Avec ce cinquième album, le constat est clair : Eiffel ne s’interdit plus rien. Ni de blinder ses morceaux de textures synthétiques (parler d’électro serait tout de même un peu exagéré), ni de partager le micro avec de multiples invités (dont Phoebe Killdeer et le désormais habituel Bertrand Cantat), ni même d’abandonner sporadiquement la langue de Molière pour des refrains en anglais ou en espagnol. Tout ces éléments auraient pu effrayer au plus haut point les fidèles de la première heure, mais très clairement, "Place De Mon Coeur", premier extrait dévoilé par la bande, a très vite balayé les appréhensions. Le titre est à l’image de l’album : costaud, enflammé et impeccable de verve mélodique. Si les guitares se font nettement moins entendre, si la rythmique devient plus lourde et entêtante, si la texture du son se densifie sensiblement, aucun sacrifice n’a en revanche été consenti sur les airs ni les textes, au contraire : ici, Humeau n’a qu’à piocher parmi ses plus belles trouvailles musicales, des bijoux de morceaux pop-rock torturés juste ce qu’il faut, cinglants, prégnants, aux envolées lyriques parfaitement calibrées. On pense à "Place De Mon Coeur" mais surtout à un quatuor en haute altitude, "Le Même Train", rengaine altière et textes ciselés avec beaucoup d’intelligence (et gros single potentiel), "Chaos Of Myself", essai de refrain english plus que convainquant et largement emballé par l’apport de la pugnace Phoebe Killdeer qui bouscule le titre en un long épilogue des plus jouissifs, "Libre", aussi sautillant qu’inoubliable dès la première écoute (quel refrain, là encore), et bien sûr "Lust For Power", siège d’une joute verbale de haute volée entre les potes Romain Humeau et Bertrand Cantat, ce dernier ayant signé les répliques qu’il scande de sa propre main. Ce passage de témoin entre les deux bordelais est d’autant plus symbolique que désormais Noir Désir est définitivement hors service : il revient donc aux seuls Eiffel de continuer leur combat pour la défense d’un rock français littéral et littéraire, même si on sent que la plume de Humeau se trouve passablement démangée par des tirades anglo-saxonnes qui pourraient, pourquoi pas, ouvrir son univers bigarré à une foule bien plus universelle. Mais nous n’en sommes encore pas là.

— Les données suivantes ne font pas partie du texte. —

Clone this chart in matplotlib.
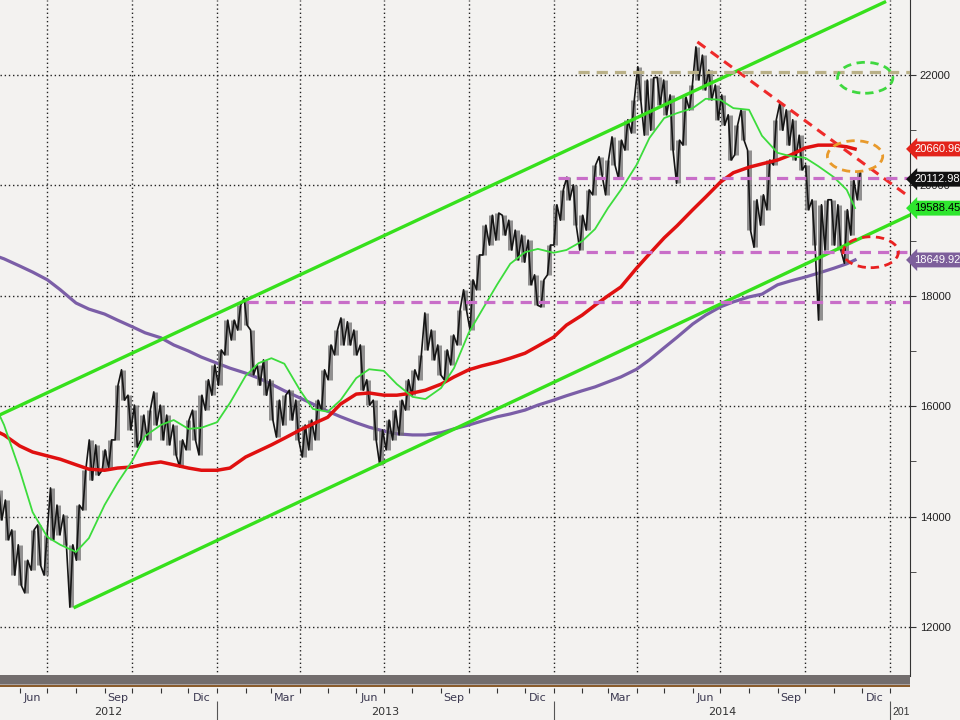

Là où Foule Monstre se démarque nettement de la moyenne, en dehors des incontestables réussites ci-dessus, c’est dans l’intérêt constant que ses autres morceaux suscitent. Dans ce registre, Eiffel a le choix des armes, et tout d’abord le verbe illuminé de son maître à penser. C’est un régal de se plonger dans les textes de "Chanson Trouée", d’étoiles qui filent un mauvais coton en armes d’attraction massive, d’El Dorado des méduses en Golgotha scrutant le monde par un judas, autant de juxtapositions absconses que l’on se prend à rechercher avec fébrilité tandis que le chanteur termine son ode dans des torrents de colère déchirante. Plus loin, les emprunts espagnols irradient "Puerta Del Angel" d’une chaude quiétude, tandis qu’à l’inverse le tempo assassin de "Frères Ennemis" aère le coeur du disque en un tourbillon punk revigorant. Et peu importe les arrangements : si de simples arpèges acoustiques suffisent à accompagner le très joli "Milliardaire", la bande n’hésite pas à tenter des expériences osées mais assez saisissantes, comme cette alliance entre sifflotements, beats, scratchs et nappes de violons qui respirent pourtant l’évidence sur "Foule Monstre". Même son de cloche avec les beats, les envolées de cordes et le piano sibyllin de "Venus From Passiflore", retranchant une certaine dose de noirceur à cet hymne baudelairien des plus romantiques. On gardera néanmoins une petite réserve sur ces nouveaux accompagnements qui se font parfois envahissants, comme sur "Chamade" qui aurait certainement gagné à se trouver sérieusement allégé en claviers.

A ceux qui hurleront au scandale face à cette version synthétique et passablement plus grand public d’Eiffel, on rétorquera qu’un deuxième coup d’oreille leur serait certainement profitable. Peu importe la forme que l’on donne à un morceau, peu importe l’intention qui l’anime (et dans le cas présent on ne saurait nier une certaine volonté de séduction des masses), ce qui importe et qui importera toujours, c’est la qualité du songwriting, la richesse et la profondeur des textes, le sens de la mélodie, l’esprit de la composition. Avec Foule Monstre, Eiffel, malgré son lifting dans l’air du temps, réalise un album de très haute tenue à côté duquel il serait dommage de passer, car que les choses soient bien claires : si l’on pensait que le rock francophone était mort avec le trépas de Noir Désir, on n’a jamais été aussi loin du compte. Au fait, Eiffel est en tournée en ce moment dans l’hexagone : vous savez ce qu’il vous reste à faire pour terminer l’année 2012 en beauté.